>> start

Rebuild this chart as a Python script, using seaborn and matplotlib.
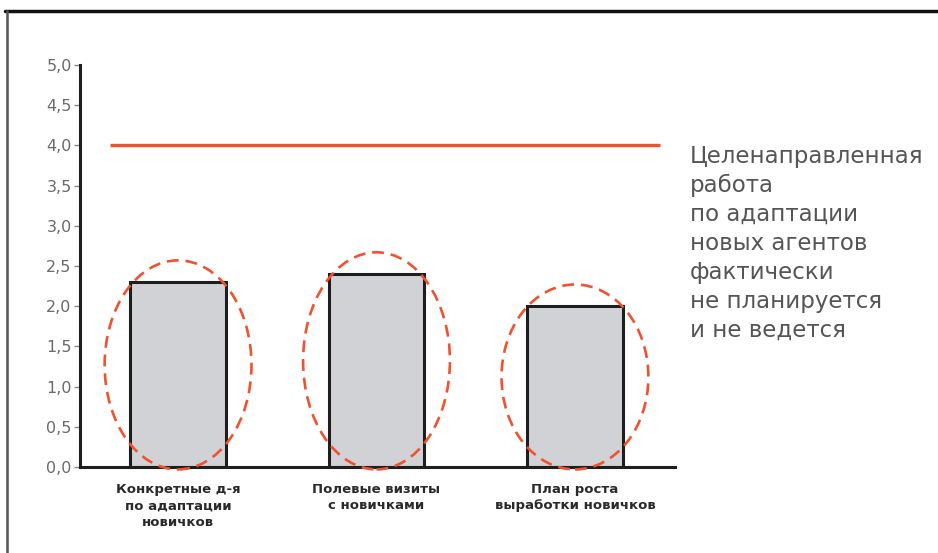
import numpy as np
import pandas as pd
import matplotlib
matplotlib.use('Agg')
import matplotlib.pyplot as plt
from matplotlib.patches import Ellipse
from matplotlib.lines import Line2D
import seaborn as sns

# Data
categories = ['Конкретные д-я\nпо адаптации\nновичков',
              'Полевые визиты\nс новичками',
              'План роста\nвыработки новичков']
values = [2.3, 2.4, 2.0]
target = 4.0
y_ticks = [0.0, 0.5, 1.0, 1.5, 2.0, 2.5, 3.0, 3.5, 4.0, 4.5, 5.0]
note = ('Целенаправленная\nработа\nпо адаптации\nновых агентов\n'
        'фактически\nне планируется\nи не ведется')

df = pd.DataFrame({'cat': categories, 'val': values})

sns.set_style('white')
plt.rcParams['font.family'] = ['DejaVu Sans']

red = '#f0522f'

fig = plt.figure(figsize=(9.38, 5.53), dpi=100)
ax = fig.add_axes([0.0853, 0.1555, 0.6343, 0.727])

sns.barplot(data=df, x='cat', y='val', color='#d1d2d6', width=0.48,
            edgecolor='#1e1e1e', linewidth=2.2, saturation=1, ax=ax)

# target line
ax.plot([-0.343, 2.428], [target, target], color=red, lw=2.4,
        solid_capstyle='butt', zorder=4)

# dashed ellipses around each bar
for i, v in enumerate(values):
    bottom, top = -0.03, v + 0.27
    e = Ellipse((i, (bottom + top) / 2), width=0.74, height=top - bottom,
                fill=False, edgecolor=red, lw=1.9, linestyle=(0, (4.5, 2.6)),
                zorder=5, clip_on=False)
    ax.add_patch(e)

ax.set_xlim(-0.494, 2.504)
ax.set_ylim(0, 5)
ax.set_yticks(y_ticks)
ax.set_yticklabels([f'{t:.1f}'.replace('.', ',') for t in y_ticks],
                   color='#6a6a6a', fontsize=11.5)
ax.tick_params(axis='y', left=True, length=4, width=1, color='#888888', pad=2)
ax.tick_params(axis='x', bottom=False, pad=8)
for lbl in ax.get_xticklabels():
    lbl.set_fontsize(9.5)
    lbl.set_fontweight('bold')
    lbl.set_color('#2a2a2a')
    lbl.set_linespacing(1.35)
ax.set_xlabel('')
ax.set_ylabel('')

for s in ['top', 'right']:
    ax.spines[s].set_visible(False)
for s in ['left', 'bottom']:
    ax.spines[s].set_color('#1e1e1e')
    ax.spines[s].set_linewidth(2.2)

fig.text(690 / 938, 1 - 145 / 553, note, ha='left', va='top',
         fontsize=16.5, color='#555555', linespacing=1.33)

# slide frame
fig.add_artist(Line2D([5 / 938, 1], [1 - 11 / 553, 1 - 11 / 553],
                      color='#111111', lw=2.5))
fig.add_artist(Line2D([7 / 938, 7 / 938], [0, 1 - 11 / 553],
                      color='#555555', lw=1.8))

fig.savefig('out.png', dpi=100, facecolor='white')
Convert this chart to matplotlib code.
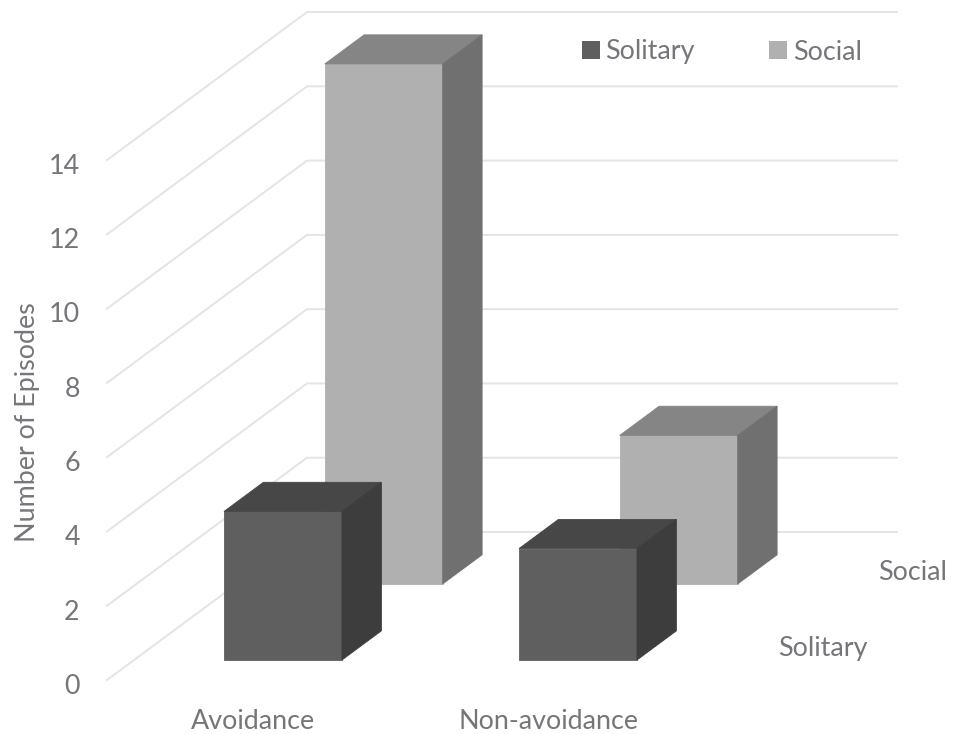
import matplotlib
matplotlib.use('Agg')
import matplotlib.pyplot as plt
from matplotlib.patches import Polygon, Patch

plt.rcParams['font.family'] = ['Lato', 'DejaVu Sans']

categories = ['Avoidance', 'Non-avoidance']
series_names = ['Solitary', 'Social']
solitary = [4, 3]
social = [14, 4]
y_ticks = [0, 2, 4, 6, 8, 10, 12, 14]

# one value unit is 37.14 px, one category is 295 px
PX_X = 295.0
PX_Y = 37.14
# shift of the back wall in data units, this is the fake 3d
BACK_X = 200 / PX_X
BACK_Y = 148 / PX_Y

TEXT = '#76767a'
GRID = '#e4e4e4'
FS = 19.4


def project(x, v, d):
    return x + BACK_X * d, v + BACK_Y * d


def draw_bar(ax, x0, width, value, d0, depth, colors):
    front, top, side = colors
    d1 = d0 + depth
    x1 = x0 + width
    faces = [
        ([(x0, 0, d0), (x1, 0, d0), (x1, value, d0), (x0, value, d0)], front),
        ([(x0, value, d0), (x1, value, d0), (x1, value, d1), (x0, value, d1)], top),
        ([(x1, 0, d0), (x1, 0, d1), (x1, value, d1), (x1, value, d0)], side),
    ]
    for pts, color in faces:
        ax.add_patch(Polygon([project(*p) for p in pts], closed=True, facecolor=color,
                             edgecolor=color, linewidth=0.6, zorder=3))


fig = plt.figure(figsize=(9.56, 7.34), dpi=100)
ax = fig.add_axes([0, 0, 1, 1])
ax.set_xlim(-107 / PX_X, (956 - 107) / PX_X)
ax.set_ylim((680 - 734) / PX_Y, 680 / PX_Y)
ax.axis('off')

# gridlines: side wall then back wall
for v in y_ticks:
    a = project(0, v, 0)
    b = project(0, v, 1)
    c = project(2, v, 1)
    ax.plot([a[0], b[0], c[0]], [a[1], b[1], c[1]], color=GRID, lw=1.4, zorder=1)
    ax.text(-0.092, v - 0.17, str(v), color=TEXT, fontsize=FS, ha='right', va='center')

ax.text(-0.27, 6.93, 'Number of Episodes', color=TEXT, fontsize=FS,
        rotation=90, ha='center', va='center')

for i, name in enumerate(categories):
    ax.text(i + 0.495, -1.13, name, color=TEXT, fontsize=FS, ha='center', va='center')

# depth labels, right of the floor
ax.text(2.732, 2.9, series_names[1], color=TEXT, fontsize=FS, ha='center', va='center')
ax.text(2.427, 0.84, series_names[0], color=TEXT, fontsize=FS, ha='center', va='center')

solitary_colors = ('#5f5f5f', '#474747', '#3d3d3d')
social_colors = ('#b0b0b0', '#858585', '#707070')
bar_width = 0.4
bar_depth = 0.197

# back row first so the front row covers it
for i in range(len(categories)):
    draw_bar(ax, i + 0.298, bar_width, social[i], 0.649, bar_depth, social_colors)
for i in range(len(categories)):
    draw_bar(ax, i + 0.305, bar_width, solitary[i], 0.135, bar_depth, solitary_colors)

handles = [Patch(facecolor=solitary_colors[0], label=series_names[0]),
           Patch(facecolor=social_colors[0], label=series_names[1])]
ax.legend(handles=handles, ncol=2, frameon=False, loc='center',
          bbox_to_anchor=(721.5 / 956, 1 - 52 / 734), fontsize=FS, labelcolor=TEXT,
          handlelength=0.68, handleheight=0.68, handletextpad=0.2, columnspacing=2.75)

fig.savefig('out.png', dpi=100)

>> end

_WRITTEN TASK_.
Go from the first line of the listing to the line holding "import seaborn as sns" and, please, transcribe those lines exactly, both included, with no pictures.

_CORRECT RESULT_.
Rebuild this chart as a Python script, using seaborn and matplotlib.
import numpy as np
import pandas as pd
import matplotlib
matplotlib.use('Agg')
import matplotlib.pyplot as plt
from matplotlib.patches import Ellipse
from matplotlib.lines import Line2D
import seaborn as sns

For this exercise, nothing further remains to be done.